We need only look at the facts. We can argue about climate change and our exact contribution to it, although I will not do that now, because other people have already done so today. The world's bread baskets are being eroded. That is not a matter of opinion; it is a matter of fact. There is the destruction of the world's forests, the loss of species and habitats and the collapse of the world's great fisheries. These are real issues, and they are not subject to debate; they are matters of fact. They are not niche problems, but fundamental problems. I hope it also goes without saying that as we undermine the natural world and natural systems, we eventually undermine the basis of our own existence.
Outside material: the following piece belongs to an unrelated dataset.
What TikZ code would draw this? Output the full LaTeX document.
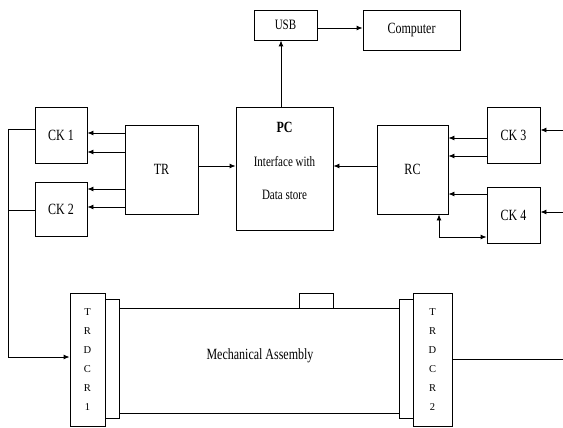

The cause of many of those problems is also, fortunately, the solution: the market. But if the market is blind to the value of valuable of things, if it is blind to the value of natural systems, and if it fails to put a cost on those things that should have a cost, economic growth can only be an engine of environmental destruction and a process that effectively means cashing in on the natural world until there is nothing left. Nevertheless, the market is the most powerful force for change that we know, other than nature itself. It is a tool, and if we allow the natural world to be plundered, it is simply because we have failed to understand how to use that tool. We need to put a price on pollution, waste and the use of scarce resources, and we need to invest the proceeds in alternatives. I do not think that green taxes should ever be retrospective-we have seen too much of that-and I do not think that the green agenda should ever become an excuse for raising stealth taxes. We have seen too much of that as well. However, whatever we introduce must be real, not synthetic. We need rapid change.